Archikulture Digest

Blackberry Winter

Blackberry Winter

By Steve Yockey

Directed by Michael Dove

Starring Suzanne O’Donnell

Orlando Shakespeare Theatre

Orlando, FL</strong>

There are many ways to die, not all of which end up with a dead body. Vivienne (O’Donnell) witnesses the worst way; her mom in in assisted living and about to upgrade to full time nursing care. Alzheimer’s steals her soul, it snuck in one day and turned mom from a happy, funny lady to a scared rabbit incapable of any sort of useful decision. Mom is so lost, even her name is now missing it’s a tough gig here for both the actress and the daughter; O’Donnell is on stage nearly the entire time. She teaches us how to bake, how to proactively care for her mother in a heartless system, and how to save for the future using a creative swearing bank. In order to cope, she creates an incomplete creation myth of a White Egret (Mindy Anders) and a Grey Mole (Kody Grassett). Egret doesn’t want anyone to lose their happy memories. She volunteers to save the pleasant memories of all the forest animals in a wooden box safely buried down deep. Unbeknownst to her, Mole discovers the box, chews into it, and unintentionally destroys all the happiness in the forest just as those tricky Tau proteins eat away those delicious motherly memory of making a coconut cake.
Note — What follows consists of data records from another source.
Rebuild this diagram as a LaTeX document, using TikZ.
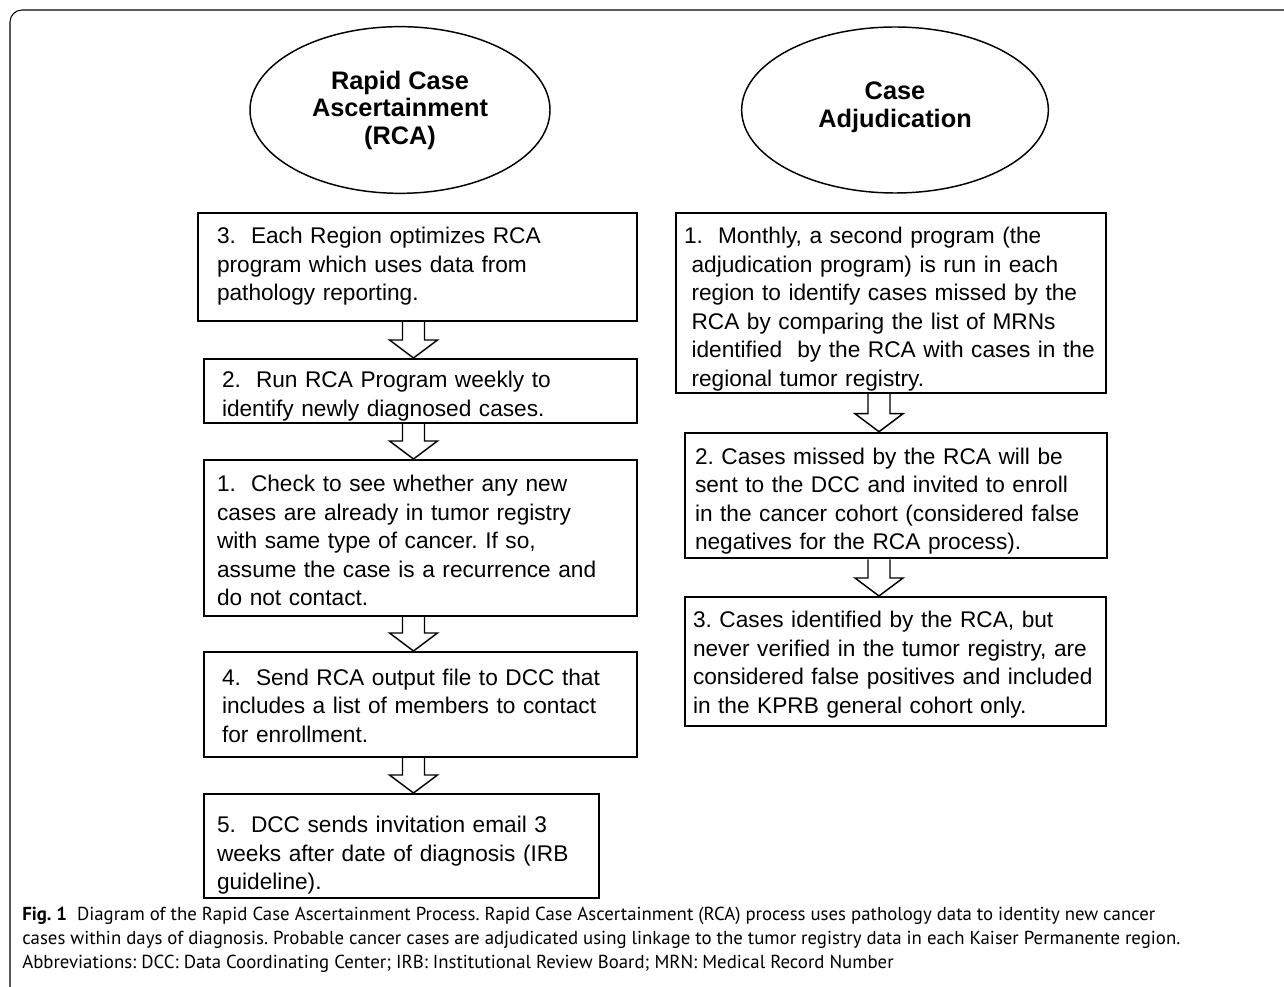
\documentclass[tikz,border=0pt]{standalone}
\usepackage{fontspec}
\setmainfont{Liberation Sans}
\newfontfamily\capfont{PT Sans}
\usetikzlibrary{shapes.geometric,calc}
\newcommand{\blockarrow}[3]{%
  \draw[barr] let \p1=(#1.south -| #3), \p2=(#2.north -| #3) in
    (\x1-8.25pt,\y1) -- (\x1-8.25pt,\y2+13.5pt) -- (\x1-18pt,\y2+13.5pt) --
    (\x1,\y2) -- (\x1+18pt,\y2+13.5pt) -- (\x1+8.25pt,\y2+13.5pt) -- (\x1+8.25pt,\y1);}
% #1 = top strut (box top to first baseline), #2 = last baseline to box bottom, #3 = lines
\newcommand{\boxtext}[3]{\rule{0pt}{#1}#3\rule[-#2]{0pt}{#2}}
\begin{document}
\begin{tikzpicture}[x=0.75pt,y=-0.75pt,
  stepbox/.style={draw, line width=1.5pt, rectangle, inner ysep=0pt, align=left,
    anchor=north west, font=\fontsize{17}{21.4}\selectfont\frenchspacing},
  titleell/.style={draw, ellipse, line width=1.1pt, inner sep=0pt, align=center,
    font=\bfseries\fontsize{19}{20.6}\selectfont},
  barr/.style={draw, line width=1.1pt, line join=miter},
  frameline/.style={draw, line width=0.8pt, rounded corners=9pt},
  captext/.style={anchor=base west, inner sep=0pt,
    font=\capfont\fontsize{14.1}{18}\selectfont\frenchspacing}]
\useasboundingbox (0,0) rectangle (1284,987);
\fill[white] (0,0) rectangle (1284,987);
\draw[frameline] (10,987) -- (10,10) -- (1284,10);

\coordinate (axL) at (413.5,0);
\coordinate (axR) at (879,0);

\node[titleell, minimum width=225pt, minimum height=125pt] (ellL) at (400,110)
  {Rapid Case\\Ascertainment\\(RCA)};
\node[titleell, minimum width=230pt, minimum height=124.5pt] (ellR) at (895,110)
  {Case\\Adjudication\rule[-8pt]{0pt}{8pt}};

\node[stepbox, text width=300.75pt, inner xsep=14.25pt, minimum height=81pt] (L1) at (197,212)
  {\boxtext{22.9pt}{15.3pt}{\mbox{3.~ Each Region optimizes RCA}\\\mbox{program which uses data from}\\\mbox{pathology reporting.}}};
\node[stepbox, text width=297.75pt, inner xsep=13.5pt, minimum height=48pt] (L2) at (203,358)
  {\boxtext{21.5pt}{5.1pt}{\mbox{2.~ Run RCA Program weekly to}\\\mbox{identify newly diagnosed cases.}}};
\node[stepbox, text width=305.25pt, inner xsep=9.75pt, minimum height=117pt] (L3) at (203,459)
  {\boxtext{23.8pt}{7.6pt}{\mbox{1.~ Check to see whether any new}\\\mbox{cases are already in tumor registry}\\\mbox{with same type of cancer. If so,}\\\mbox{assume the case is a recurrence and}\\\mbox{do not contact.}}};
\node[stepbox, text width=297.75pt, inner xsep=13.5pt, minimum height=78.75pt] (L4) at (203,651)
  {\boxtext{25pt}{10.95pt}{\mbox{4.~ Send RCA output file to DCC that}\\\mbox{includes a list of members to contact}\\\mbox{for enrollment.}}};
\node[stepbox, text width=276.75pt, inner xsep=9.75pt, minimum height=78pt] (L5) at (203,793)
  {\boxtext{29pt}{6.2pt}{\mbox{5.~ DCC sends invitation email 3}\\\mbox{weeks after date of diagnosis (IRB}\\\mbox{guideline).}}};

\node[stepbox, text width=310.5pt, inner xsep=6pt, minimum height=135pt] (R1) at (675,212)
  {\boxtext{23pt}{5pt}{\mbox{1.~ Monthly, a second program (the}\\\mbox{\ adjudication program) is run in each}\\\mbox{\ region to identify cases missed by the}\\\mbox{\ RCA by comparing the list of MRNs}\\\mbox{\ identified~ by the RCA with cases in the}\\\mbox{\ regional tumor registry.}}};
\node[stepbox, text width=301.5pt, inner xsep=7.5pt, minimum height=94.2pt] (R2) at (684,431.7)
  {\boxtext{23.7pt}{6.3pt}{\mbox{2. Cases missed by the RCA will be}\\\mbox{sent to the DCC and invited to enroll}\\\mbox{in the cancer cohort (considered false}\\\mbox{negatives for the RCA process).}}};
\node[stepbox, text width=303.75pt, inner xsep=6pt, minimum height=96.75pt] (R3) at (684,596)
  {\boxtext{23pt}{9.55pt}{\mbox{3. Cases identified by the RCA, but}\\\mbox{never verified in the tumor registry, are}\\\mbox{considered false positives and included}\\\mbox{in the KPRB general cohort only.}}};

\blockarrow{L1}{L2}{axL}
\blockarrow{L2}{L3}{axL}
\blockarrow{L3}{L4}{axL}
\blockarrow{L4}{L5}{axL}
\blockarrow{R1}{R2}{axR}
\blockarrow{R2}{R3}{axR}

\node[captext] (cap1) at (22,920) {\textbf{Fig. 1}~ Diagram of the Rapid Case Ascertainment Process. Rapid Case Ascertainment (RCA) process uses pathology data to identity new cancer};
\node[captext] (cap2) at (22,944) {cases within days of diagnosis. Probable cancer cases are adjudicated using linkage to the tumor registry data in each Kaiser Permanente region.};
\node[captext] (cap3) at (22,968) {Abbreviations: DCC: Data Coordinating Center; IRB: Institutional Review Board; MRN: Medical Record Number};
\end{tikzpicture}
\end{document}
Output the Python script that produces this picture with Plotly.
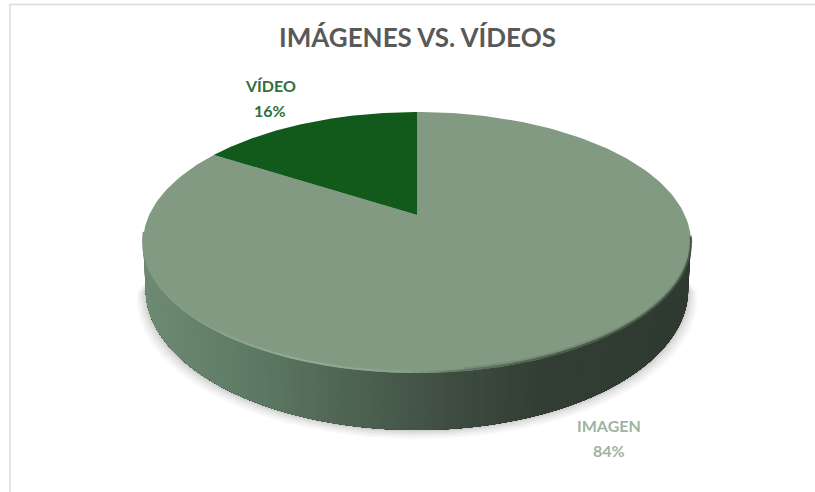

While this is not a happy or easy piece, it’s a show that packs an emotional wallop delivered thought the simple path of “we’ve all known someone like that…” O’Donnell rises and falls on the rough seas of her mother’s slide; she’s exhausted on stage and off by the end of the night. Offsetting the harsh reality of her journey we have the forest animal to symbolize the route; somehow it’s easier to swallow bad news once it’s anthropomorphized into a soft fairy tale acceptability. The stage is simple; projections put us in the forest and underground and back in the living room of frustration. Thirteen unlucky small tables with individual props act as mile stones for the story. They shadow the idea that lucky ones go quickly in to that dark night while the unlucky ones try to remember their address. Death is tragic but quick; this exit is slow and worse than tragic.